Naast de stimulerende werking op de korte termijn, lijkt cafeïne ook op de lange termijn een voordeel te hebben. Uit een groot onderzoek blijkt dat oudere vrouwen die 3 of meer koppen koffie (of 6 koppen thee) per dag drinken, minder geheugenachteruitgang vertonen.
Ruim 7000 65-plussers werden 4 jaar lang gevolgd terwijl hun cafeïne-consumptie en cognitieve vaardigheden werden bijgehouden.

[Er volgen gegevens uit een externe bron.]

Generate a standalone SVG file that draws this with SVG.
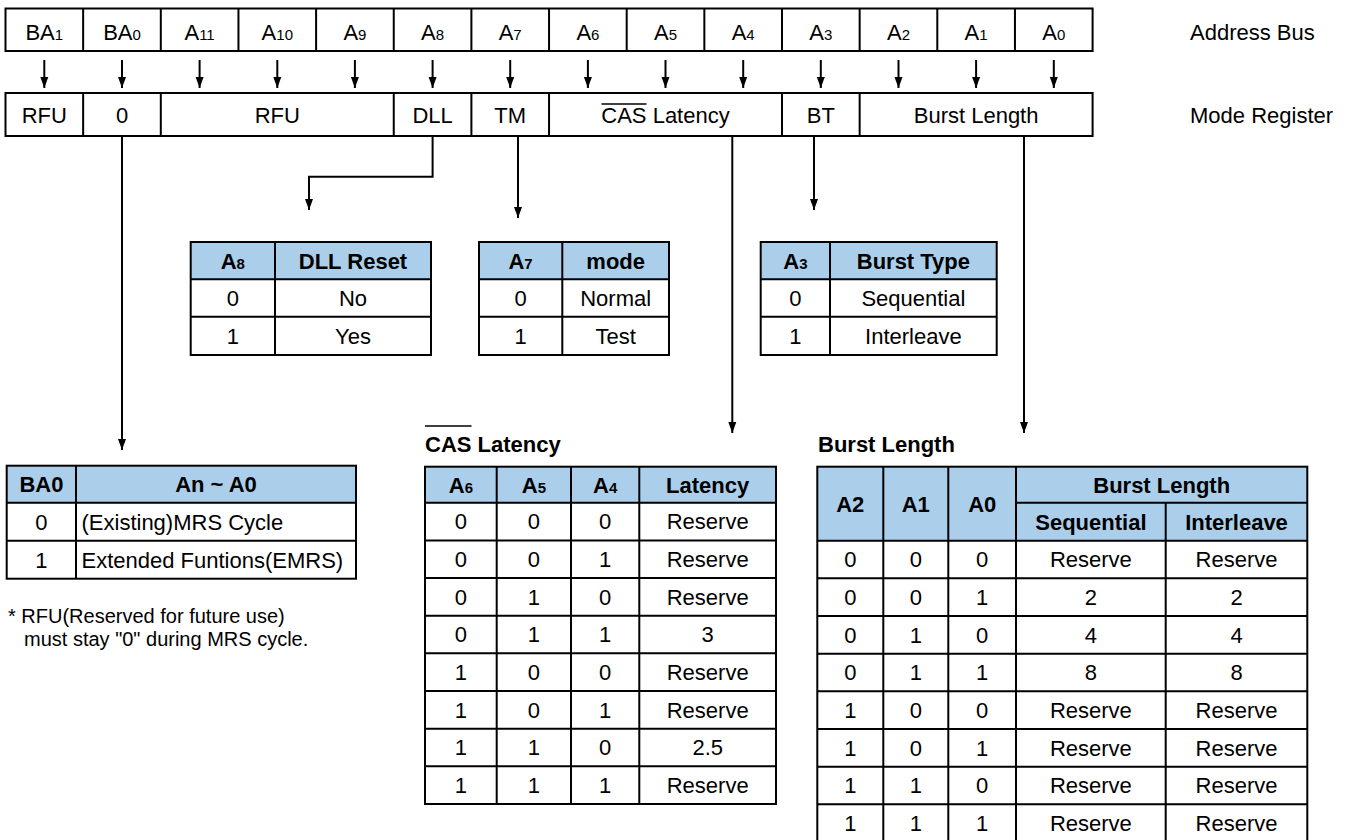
<svg xmlns="http://www.w3.org/2000/svg" width="1349" height="840" viewBox="0 0 1349 840">
<style>
.t{font-family:"Liberation Sans",Arial,Helvetica,sans-serif;font-size:22px;fill:#000}
.c{text-anchor:middle}
.b{font-weight:bold}
.s{font-size:15px}
.fn{font-size:20px}
.box{fill:#fff;stroke:#000;stroke-width:2}
.hd{fill:#abcfea;stroke:none}
.ln{stroke:#000;stroke-width:2;fill:none}
.ol{stroke:#000;stroke-width:1.6}
</style>
<defs>
<marker id="ah" markerUnits="userSpaceOnUse" markerWidth="12" markerHeight="9" refX="11" refY="4.5" orient="auto">
<path d="M0,0.5 L11,4.5 L0,8.5 z" fill="#000"/>
</marker>
</defs>
<rect width="1349" height="840" fill="#fff"/>

<g id="address-bus">
<rect class="box" x="5.5" y="8.5" width="1087.1" height="42.5"/>
<path class="ln" d="M83.15,8.5V51M160.8,8.5V51M238.45,8.5V51M316.1,8.5V51M393.75,8.5V51M471.4,8.5V51M549.05,8.5V51M626.7,8.5V51M704.35,8.5V51M782,8.5V51M859.65,8.5V51M937.3,8.5V51M1014.95,8.5V51"/>
<text class="t c" x="44.3" y="39.5">BA<tspan class="s">1</tspan></text>
<text class="t c" x="122" y="39.5">BA<tspan class="s">0</tspan></text>
<text class="t c" x="199.6" y="39.5">A<tspan class="s">11</tspan></text>
<text class="t c" x="277.3" y="39.5">A<tspan class="s">10</tspan></text>
<text class="t c" x="354.9" y="39.5">A<tspan class="s">9</tspan></text>
<text class="t c" x="432.6" y="39.5">A<tspan class="s">8</tspan></text>
<text class="t c" x="510.2" y="39.5">A<tspan class="s">7</tspan></text>
<text class="t c" x="587.9" y="39.5">A<tspan class="s">6</tspan></text>
<text class="t c" x="665.5" y="39.5">A<tspan class="s">5</tspan></text>
<text class="t c" x="743.2" y="39.5">A<tspan class="s">4</tspan></text>
<text class="t c" x="820.8" y="39.5">A<tspan class="s">3</tspan></text>
<text class="t c" x="898.5" y="39.5">A<tspan class="s">2</tspan></text>
<text class="t c" x="976.1" y="39.5">A<tspan class="s">1</tspan></text>
<text class="t c" x="1053.8" y="39.5">A<tspan class="s">0</tspan></text>
<text class="t" x="1190" y="39.5">Address Bus</text>
</g>

<g id="mode-register">
<rect class="box" x="5.5" y="93" width="1087.1" height="43"/>
<path class="ln" d="M83.15,93V136M160.8,93V136M393.75,93V136M471.4,93V136M549.05,93V136M782,93V136M859.65,93V136"/>
<text class="t c" x="44.3" y="122.7">RFU</text>
<text class="t c" x="122" y="122.7">0</text>
<text class="t c" x="277.3" y="122.7">RFU</text>
<text class="t c" x="432.6" y="122.7">DLL</text>
<text class="t c" x="510.2" y="122.7">TM</text>
<text class="t" x="601.3" y="122.7">CAS Latency</text>
<line class="ol" x1="601.5" y1="104" x2="646.5" y2="104"/>
<text class="t c" x="820.8" y="122.7">BT</text>
<text class="t c" x="976.1" y="122.7">Burst Length</text>
<text class="t" x="1190" y="122.7">Mode Register</text>
</g>

<g id="connectors" class="ln">
<path d="M44.3,60V88" marker-end="url(#ah)"/>
<path d="M122,60V88" marker-end="url(#ah)"/>
<path d="M199.6,60V88" marker-end="url(#ah)"/>
<path d="M277.3,60V88" marker-end="url(#ah)"/>
<path d="M354.9,60V88" marker-end="url(#ah)"/>
<path d="M432.6,60V88" marker-end="url(#ah)"/>
<path d="M510.2,60V88" marker-end="url(#ah)"/>
<path d="M587.9,60V88" marker-end="url(#ah)"/>
<path d="M665.5,60V88" marker-end="url(#ah)"/>
<path d="M743.2,60V88" marker-end="url(#ah)"/>
<path d="M820.8,60V88" marker-end="url(#ah)"/>
<path d="M898.5,60V88" marker-end="url(#ah)"/>
<path d="M976.1,60V88" marker-end="url(#ah)"/>
<path d="M1053.8,60V88" marker-end="url(#ah)"/>
<path d="M122,136V450" marker-end="url(#ah)"/>
<path d="M432.6,136V176.7H309V210" marker-end="url(#ah)"/>
<path d="M518,136V218" marker-end="url(#ah)"/>
<path d="M814,136V210" marker-end="url(#ah)"/>
<path d="M732.3,136V433" marker-end="url(#ah)"/>
<path d="M1024,136V433" marker-end="url(#ah)"/>
</g>

<g id="dll-table">
<rect class="hd" x="190.7" y="242" width="240.3" height="37.3"/>
<path class="ln" d="M190.7,279.3H431M190.7,316.7H431M275,242V355"/>
<rect x="190.7" y="242" width="240.3" height="113" fill="none" stroke="#000" stroke-width="2"/>
<text class="t c b" x="232.8" y="268.5">A<tspan class="s">8</tspan></text>
<text class="t c b" x="353" y="268.5">DLL Reset</text>
<text class="t c" x="232.8" y="305.8">0</text>
<text class="t c" x="353" y="305.8">No</text>
<text class="t c" x="232.8" y="343.7">1</text>
<text class="t c" x="353" y="343.7">Yes</text>
</g>

<g id="mode-table">
<rect class="hd" x="479" y="242" width="190" height="37.3"/>
<path class="ln" d="M479,279.3H669M479,316.7H669M562.3,242V355"/>
<rect x="479" y="242" width="190" height="113" fill="none" stroke="#000" stroke-width="2"/>
<text class="t c b" x="520.6" y="268.5">A<tspan class="s">7</tspan></text>
<text class="t c b" x="615.7" y="268.5">mode</text>
<text class="t c" x="520.6" y="305.8">0</text>
<text class="t c" x="615.7" y="305.8">Normal</text>
<text class="t c" x="520.6" y="343.7">1</text>
<text class="t c" x="615.7" y="343.7">Test</text>
</g>

<g id="bt-table">
<rect class="hd" x="760.7" y="242" width="236" height="37.3"/>
<path class="ln" d="M760.7,279.3H996.7M760.7,316.7H996.7M830,242V355"/>
<rect x="760.7" y="242" width="236" height="113" fill="none" stroke="#000" stroke-width="2"/>
<text class="t c b" x="795.4" y="268.5">A<tspan class="s">3</tspan></text>
<text class="t c b" x="913.4" y="268.5">Burst Type</text>
<text class="t c" x="795.4" y="305.8">0</text>
<text class="t c" x="913.4" y="305.8">Sequential</text>
<text class="t c" x="795.4" y="343.7">1</text>
<text class="t c" x="913.4" y="343.7">Interleave</text>
</g>

<g id="ba0-table">
<rect class="hd" x="6.7" y="465.7" width="349.3" height="37"/>
<path class="ln" d="M6.7,502.7H356M6.7,540.7H356M76,465.7V578.7"/>
<rect x="6.7" y="465.7" width="349.3" height="113" fill="none" stroke="#000" stroke-width="2"/>
<text class="t c b" x="41.4" y="492">BA0</text>
<text class="t c b" x="216" y="492">An ~ A0</text>
<text class="t c" x="41.4" y="529.5">0</text>
<text class="t" x="81.5" y="529.5">(Existing)MRS Cycle</text>
<text class="t c" x="41.4" y="567.5">1</text>
<text class="t" x="81.5" y="567.5">Extended Funtions(EMRS)</text>
</g>

<g id="footnote">
<text class="t fn" x="8" y="623">* RFU(Reserved for future use)</text>
<text class="t fn" x="24" y="646">must stay "0" during MRS cycle.</text>
</g>

<g id="cas-table">
<text class="t b" x="425" y="451.5">CAS Latency</text>
<line class="ol" x1="425" y1="426" x2="471.5" y2="426"/>
<rect class="hd" x="425" y="466.7" width="351" height="36"/>
<path class="ln" d="M425,502.7H776M425,540.4H776M425,578H776M425,615.7H776M425,653.3H776M425,691H776M425,728.7H776M425,766.3H776M496.7,466.7V804M571,466.7V804M639.3,466.7V804"/>
<rect x="425" y="466.7" width="351" height="337.3" fill="none" stroke="#000" stroke-width="2"/>
<text class="t c b" x="460.9" y="492.5">A<tspan class="s">6</tspan></text>
<text class="t c b" x="533.9" y="492.5">A<tspan class="s">5</tspan></text>
<text class="t c b" x="605.2" y="492.5">A<tspan class="s">4</tspan></text>
<text class="t c b" x="707.7" y="492.5">Latency</text>
<g class="t c">
<text x="460.9" y="529.3">0</text><text x="533.9" y="529.3">0</text><text x="605.2" y="529.3">0</text><text x="707.7" y="529.3">Reserve</text>
<text x="460.9" y="567">0</text><text x="533.9" y="567">0</text><text x="605.2" y="567">1</text><text x="707.7" y="567">Reserve</text>
<text x="460.9" y="604.6">0</text><text x="533.9" y="604.6">1</text><text x="605.2" y="604.6">0</text><text x="707.7" y="604.6">Reserve</text>
<text x="460.9" y="642.3">0</text><text x="533.9" y="642.3">1</text><text x="605.2" y="642.3">1</text><text x="707.7" y="642.3">3</text>
<text x="460.9" y="679.9">1</text><text x="533.9" y="679.9">0</text><text x="605.2" y="679.9">0</text><text x="707.7" y="679.9">Reserve</text>
<text x="460.9" y="717.6">1</text><text x="533.9" y="717.6">0</text><text x="605.2" y="717.6">1</text><text x="707.7" y="717.6">Reserve</text>
<text x="460.9" y="755.3">1</text><text x="533.9" y="755.3">1</text><text x="605.2" y="755.3">0</text><text x="707.7" y="755.3">2.5</text>
<text x="460.9" y="792.9">1</text><text x="533.9" y="792.9">1</text><text x="605.2" y="792.9">1</text><text x="707.7" y="792.9">Reserve</text>
</g>
</g>

<g id="burst-table">
<text class="t b" x="818" y="451.5">Burst Length</text>
<rect class="hd" x="817.3" y="466.7" width="490" height="74"/>
<path class="ln" d="M1016,502.7H1307.3M817.3,540.7H1307.3M817.3,578.3H1307.3M817.3,616H1307.3M817.3,653.7H1307.3M817.3,691.3H1307.3M817.3,729H1307.3M817.3,766.7H1307.3M817.3,804.3H1307.3M883.3,466.7V845M948.3,466.7V845M1016,466.7V845M1165.7,502.7V845"/>
<rect x="817.3" y="466.7" width="490" height="376" fill="none" stroke="#000" stroke-width="2"/>
<text class="t c b" x="850.3" y="511.5">A2</text>
<text class="t c b" x="915.8" y="511.5">A1</text>
<text class="t c b" x="982.2" y="511.5">A0</text>
<text class="t c b" x="1161.7" y="492.5">Burst Length</text>
<text class="t c b" x="1090.9" y="529.5">Sequential</text>
<text class="t c b" x="1236.5" y="529.5">Interleave</text>
<g class="t c">
<text x="850.3" y="567.3">0</text><text x="915.8" y="567.3">0</text><text x="982.2" y="567.3">0</text><text x="1090.9" y="567.3">Reserve</text><text x="1236.5" y="567.3">Reserve</text>
<text x="850.3" y="605">0</text><text x="915.8" y="605">0</text><text x="982.2" y="605">1</text><text x="1090.9" y="605">2</text><text x="1236.5" y="605">2</text>
<text x="850.3" y="642.6">0</text><text x="915.8" y="642.6">1</text><text x="982.2" y="642.6">0</text><text x="1090.9" y="642.6">4</text><text x="1236.5" y="642.6">4</text>
<text x="850.3" y="680.3">0</text><text x="915.8" y="680.3">1</text><text x="982.2" y="680.3">1</text><text x="1090.9" y="680.3">8</text><text x="1236.5" y="680.3">8</text>
<text x="850.3" y="717.9">1</text><text x="915.8" y="717.9">0</text><text x="982.2" y="717.9">0</text><text x="1090.9" y="717.9">Reserve</text><text x="1236.5" y="717.9">Reserve</text>
<text x="850.3" y="755.6">1</text><text x="915.8" y="755.6">0</text><text x="982.2" y="755.6">1</text><text x="1090.9" y="755.6">Reserve</text><text x="1236.5" y="755.6">Reserve</text>
<text x="850.3" y="793.3">1</text><text x="915.8" y="793.3">1</text><text x="982.2" y="793.3">0</text><text x="1090.9" y="793.3">Reserve</text><text x="1236.5" y="793.3">Reserve</text>
<text x="850.3" y="830.9">1</text><text x="915.8" y="830.9">1</text><text x="982.2" y="830.9">1</text><text x="1090.9" y="830.9">Reserve</text><text x="1236.5" y="830.9">Reserve</text>
</g>
</g>
</svg>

Opvallend was dat de vrouwen die minstens 300 mg cafeïne per dag binnenkregen via koffie of thee, qua geheugen minder achteruit gingen dan hun vrouwelijke leeftijdsgenoten die 100 mg of minder cafeïne innamen (1 kop koffie = 100 mg cafeïne, 1 kop thee = 50 mg cafeïne). Dit werd gemeten met een geheugentaak waarbij je rijtjes woorden moest onthouden en later opnoemen. Het effect bleef aanwezig nadat er was gecorrigeerd voor opleiding, depressie, medicatie en andere factoren die de oorzaak van dit verschil zouden kunnen zijn.
Opvallend is dat het geheugenvoordeel steeg met de leeftijd. De vrouwelijke koffiedrinkers hadden op de leeftijd van 65 jaar 30% minder kans op geheugenachteruitgang, terwijl dit voor maarliefst 70% van de tachtig-plussers gold.
Het is onduidelijk waarom cafeïne niet hetzelfde effect heeft voor mannen. De onderzoekers denken dat er misschien een hormonale interactie bij vrouwen plaatsvindt of dat zij cafeïne anders metaboliseren.
Cafeïne biedt geen bescherming tegen het krijgen van Alzheimer volgens de wetenschappers. Het onderzoek wordt nog twee jaar voortgezet om te onderzoeken of cafeïne de cognitieve achteruitgang mogelijk wel vertraagt in Alzheimer.